=== Stored data ===

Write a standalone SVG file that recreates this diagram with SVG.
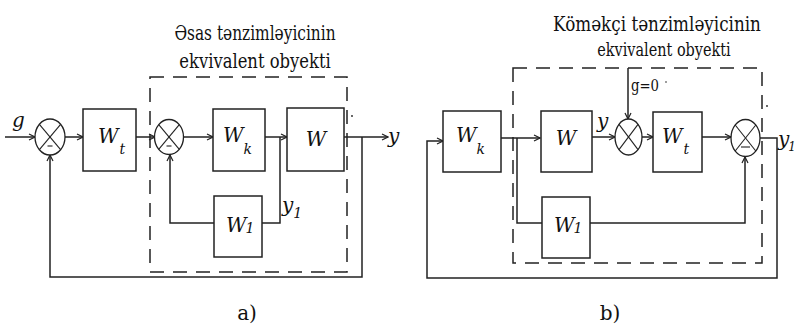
<svg xmlns="http://www.w3.org/2000/svg" width="797" height="330" viewBox="0 0 797 330">
<style>
.blk{fill:#fff;stroke:#222;stroke-width:1.5}
.sum{fill:#fff;stroke:#222;stroke-width:1.3}
.x{stroke:#222;stroke-width:1.1}
.ln{fill:none;stroke:#222;stroke-width:1.5}
.arr{marker-end:url(#ah)}
.dash{fill:none;stroke:#222;stroke-width:1.5;stroke-dasharray:14 9}
.w{font-style:italic;font-size:20px}
.s{font-size:14px}
</style>
<defs>
<marker id="ah" markerWidth="8" markerHeight="8" refX="7" refY="4" orient="auto" markerUnits="userSpaceOnUse">
<path d="M1,1 L7,4 L1,7" fill="none" stroke="#222" stroke-width="1.2"/>
</marker>
</defs>

<!-- dashed boundaries -->
<rect class="dash" x="150" y="77" width="197" height="195"/>
<rect class="dash" x="513" y="68" width="249" height="195"/>
<circle cx="352" cy="116" r="0.9" fill="#222"/>
<circle cx="767" cy="106" r="0.9" fill="#222"/>

<!-- connectors -->
<g id="connectors">
<path class="ln arr" d="M5,137 H35"/>
<path class="ln arr" d="M65,137 H83"/>
<path class="ln arr" d="M136,137 H155"/>
<path class="ln arr" d="M184,137 H213"/>
<path class="ln arr" d="M265,137 H287"/>
<path class="ln" d="M280,137 V223 H262"/>
<path class="ln arr" d="M214,223 H170 V155"/>
<path class="ln arr" d="M344,137 H388"/>
<path class="ln arr" d="M362,137 V277 H50 V155"/>

<path class="ln arr" d="M760,138 H777 V278 H427 V141 H443"/>
<path class="ln arr" d="M501,138 H540"/>
<path class="ln" d="M517,138 V223 H542"/>
<path class="ln arr" d="M590,223 H745 V157"/>
<path class="ln arr" d="M592,137 H615"/>
<path class="ln arr" d="M628,68 V119"/>
<path class="ln arr" d="M642,137 H653"/>
<path class="ln arr" d="M702,137 H731"/>
</g>

<g font-family="DejaVu Serif, serif" fill="#111">
<!-- titles -->
<text transform="translate(255,40) scale(0.77,1)" font-size="20" text-anchor="middle">Əsas tənzimləyicinin</text>
<text transform="translate(255,68) scale(0.82,1)" font-size="20" text-anchor="middle">ekvivalent obyekti</text>
<text transform="translate(657,31) scale(0.84,1)" font-size="20" text-anchor="middle">Köməkçi tənzimləyicinin</text>
<text transform="translate(664,56) scale(0.76,1)" font-size="19" text-anchor="middle">ekvivalent obyekti</text>

<!-- panel a nodes -->
<g id="sum1">
<ellipse class="sum" cx="50" cy="137" rx="15" ry="18"/>
<line class="x" x1="39.4" y1="124.3" x2="60.6" y2="149.7"/>
<line class="x" x1="60.6" y1="124.3" x2="39.4" y2="149.7"/>
<line class="x" x1="47.5" y1="146" x2="52.5" y2="146"/>
</g>
<g id="Wt_a">
<rect class="blk" x="83" y="109" width="53" height="62"/>
<text class="w" x="98" y="143">W<tspan class="s" dx="1" dy="11">t</tspan></text>
</g>
<g id="sum2">
<ellipse class="sum" cx="169" cy="137" rx="14.5" ry="17.5"/>
<line class="x" x1="158.7" y1="124.6" x2="179.3" y2="149.4"/>
<line class="x" x1="179.3" y1="124.6" x2="158.7" y2="149.4"/>
<line class="x" x1="166.5" y1="146" x2="171.5" y2="146"/>
</g>
<g id="Wk_a">
<rect class="blk" x="213" y="109" width="52" height="62"/>
<text class="w" x="223" y="142">W<tspan class="s" dx="0" dy="12">k</tspan></text>
</g>
<g id="W_a">
<rect class="blk" x="287" y="108" width="57" height="63"/>
<text class="w" x="316" y="146" text-anchor="middle">W</text>
</g>
<g id="W1_a">
<rect class="blk" x="214" y="196" width="48" height="61"/>
<text class="w" x="226" y="232">W<tspan class="s" dx="-1" dy="1">1</tspan></text>
</g>
<text class="w" x="12" y="127" font-size="20">g</text>
<text class="w" x="388" y="143" font-size="19">y</text>
<text class="w" x="282" y="212" font-size="18">y<tspan class="s" dx="0" dy="6">1</tspan></text>
<text x="247" y="320" font-size="20" text-anchor="middle">a)</text>

<!-- panel b nodes -->
<g id="Wk_b">
<rect class="blk" x="443" y="111" width="58" height="61"/>
<text class="w" x="456" y="142">W<tspan class="s" dx="0" dy="12">k</tspan></text>
</g>
<g id="W_b">
<rect class="blk" x="541" y="111" width="51" height="61"/>
<text class="w" x="566" y="145" text-anchor="middle">W</text>
</g>
<g id="sum3">
<ellipse class="sum" cx="628.5" cy="137" rx="13.5" ry="18"/>
<line class="x" x1="619" y1="124.3" x2="638" y2="149.7"/>
<line class="x" x1="638" y1="124.3" x2="619" y2="149.7"/>
</g>
<g id="Wt_b">
<rect class="blk" x="653" y="112" width="49" height="60"/>
<text class="w" x="662" y="143">W<tspan class="s" dx="1" dy="11">t</tspan></text>
</g>
<g id="sum4">
<ellipse class="sum" cx="745.5" cy="138" rx="14.5" ry="18.5"/>
<line class="x" x1="735.2" y1="125" x2="755.8" y2="151"/>
<line class="x" x1="755.8" y1="125" x2="735.2" y2="151"/>
<line class="x" x1="741" y1="147" x2="750" y2="147"/>
</g>
<g id="W1_b">
<rect class="blk" x="542" y="197" width="48" height="61"/>
<text class="w" x="554" y="232">W<tspan class="s" dx="-1" dy="1">1</tspan></text>
</g>
<text class="w" x="597" y="128" font-size="18">y</text>
<text transform="translate(631,91) scale(0.78,1)" font-size="17">g=0</text>
<circle cx="666" cy="82" r="0.8" fill="#222"/>
<text class="w" x="778" y="146" font-size="17">y<tspan font-size="12" dx="-1" dy="5">1</tspan></text>
<text x="610" y="320" font-size="20" text-anchor="middle">b)</text>
</g>
</svg>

===

* [Given problem]: Without including any picture, repeat the data exactly.

* [Reply to the task]:
Write a standalone SVG file that recreates this diagram with SVG.
<svg xmlns="http://www.w3.org/2000/svg" width="797" height="330" viewBox="0 0 797 330">
<style>
.blk{fill:#fff;stroke:#222;stroke-width:1.5}
.sum{fill:#fff;stroke:#222;stroke-width:1.3}
.x{stroke:#222;stroke-width:1.1}
.ln{fill:none;stroke:#222;stroke-width:1.5}
.arr{marker-end:url(#ah)}
.dash{fill:none;stroke:#222;stroke-width:1.5;stroke-dasharray:14 9}
.w{font-style:italic;font-size:20px}
.s{font-size:14px}
</style>
<defs>
<marker id="ah" markerWidth="8" markerHeight="8" refX="7" refY="4" orient="auto" markerUnits="userSpaceOnUse">
<path d="M1,1 L7,4 L1,7" fill="none" stroke="#222" stroke-width="1.2"/>
</marker>
</defs>

<!-- dashed boundaries -->
<rect class="dash" x="150" y="77" width="197" height="195"/>
<rect class="dash" x="513" y="68" width="249" height="195"/>
<circle cx="352" cy="116" r="0.9" fill="#222"/>
<circle cx="767" cy="106" r="0.9" fill="#222"/>

<!-- connectors -->
<g id="connectors">
<path class="ln arr" d="M5,137 H35"/>
<path class="ln arr" d="M65,137 H83"/>
<path class="ln arr" d="M136,137 H155"/>
<path class="ln arr" d="M184,137 H213"/>
<path class="ln arr" d="M265,137 H287"/>
<path class="ln" d="M280,137 V223 H262"/>
<path class="ln arr" d="M214,223 H170 V155"/>
<path class="ln arr" d="M344,137 H388"/>
<path class="ln arr" d="M362,137 V277 H50 V155"/>

<path class="ln arr" d="M760,138 H777 V278 H427 V141 H443"/>
<path class="ln arr" d="M501,138 H540"/>
<path class="ln" d="M517,138 V223 H542"/>
<path class="ln arr" d="M590,223 H745 V157"/>
<path class="ln arr" d="M592,137 H615"/>
<path class="ln arr" d="M628,68 V119"/>
<path class="ln arr" d="M642,137 H653"/>
<path class="ln arr" d="M702,137 H731"/>
</g>

<g font-family="DejaVu Serif, serif" fill="#111">
<!-- titles -->
<text transform="translate(255,40) scale(0.77,1)" font-size="20" text-anchor="middle">Əsas tənzimləyicinin</text>
<text transform="translate(255,68) scale(0.82,1)" font-size="20" text-anchor="middle">ekvivalent obyekti</text>
<text transform="translate(657,31) scale(0.84,1)" font-size="20" text-anchor="middle">Köməkçi tənzimləyicinin</text>
<text transform="translate(664,56) scale(0.76,1)" font-size="19" text-anchor="middle">ekvivalent obyekti</text>

<!-- panel a nodes -->
<g id="sum1">
<ellipse class="sum" cx="50" cy="137" rx="15" ry="18"/>
<line class="x" x1="39.4" y1="124.3" x2="60.6" y2="149.7"/>
<line class="x" x1="60.6" y1="124.3" x2="39.4" y2="149.7"/>
<line class="x" x1="47.5" y1="146" x2="52.5" y2="146"/>
</g>
<g id="Wt_a">
<rect class="blk" x="83" y="109" width="53" height="62"/>
<text class="w" x="98" y="143">W<tspan class="s" dx="1" dy="11">t</tspan></text>
</g>
<g id="sum2">
<ellipse class="sum" cx="169" cy="137" rx="14.5" ry="17.5"/>
<line class="x" x1="158.7" y1="124.6" x2="179.3" y2="149.4"/>
<line class="x" x1="179.3" y1="124.6" x2="158.7" y2="149.4"/>
<line class="x" x1="166.5" y1="146" x2="171.5" y2="146"/>
</g>
<g id="Wk_a">
<rect class="blk" x="213" y="109" width="52" height="62"/>
<text class="w" x="223" y="142">W<tspan class="s" dx="0" dy="12">k</tspan></text>
</g>
<g id="W_a">
<rect class="blk" x="287" y="108" width="57" height="63"/>
<text class="w" x="316" y="146" text-anchor="middle">W</text>
</g>
<g id="W1_a">
<rect class="blk" x="214" y="196" width="48" height="61"/>
<text class="w" x="226" y="232">W<tspan class="s" dx="-1" dy="1">1</tspan></text>
</g>
<text class="w" x="12" y="127" font-size="20">g</text>
<text class="w" x="388" y="143" font-size="19">y</text>
<text class="w" x="282" y="212" font-size="18">y<tspan class="s" dx="0" dy="6">1</tspan></text>
<text x="247" y="320" font-size="20" text-anchor="middle">a)</text>

<!-- panel b nodes -->
<g id="Wk_b">
<rect class="blk" x="443" y="111" width="58" height="61"/>
<text class="w" x="456" y="142">W<tspan class="s" dx="0" dy="12">k</tspan></text>
</g>
<g id="W_b">
<rect class="blk" x="541" y="111" width="51" height="61"/>
<text class="w" x="566" y="145" text-anchor="middle">W</text>
</g>
<g id="sum3">
<ellipse class="sum" cx="628.5" cy="137" rx="13.5" ry="18"/>
<line class="x" x1="619" y1="124.3" x2="638" y2="149.7"/>
<line class="x" x1="638" y1="124.3" x2="619" y2="149.7"/>
</g>
<g id="Wt_b">
<rect class="blk" x="653" y="112" width="49" height="60"/>
<text class="w" x="662" y="143">W<tspan class="s" dx="1" dy="11">t</tspan></text>
</g>
<g id="sum4">
<ellipse class="sum" cx="745.5" cy="138" rx="14.5" ry="18.5"/>
<line class="x" x1="735.2" y1="125" x2="755.8" y2="151"/>
<line class="x" x1="755.8" y1="125" x2="735.2" y2="151"/>
<line class="x" x1="741" y1="147" x2="750" y2="147"/>
</g>
<g id="W1_b">
<rect class="blk" x="542" y="197" width="48" height="61"/>
<text class="w" x="554" y="232">W<tspan class="s" dx="-1" dy="1">1</tspan></text>
</g>
<text class="w" x="597" y="128" font-size="18">y</text>
<text transform="translate(631,91) scale(0.78,1)" font-size="17">g=0</text>
<circle cx="666" cy="82" r="0.8" fill="#222"/>
<text class="w" x="778" y="146" font-size="17">y<tspan font-size="12" dx="-1" dy="5">1</tspan></text>
<text x="610" y="320" font-size="20" text-anchor="middle">b)</text>
</g>
</svg>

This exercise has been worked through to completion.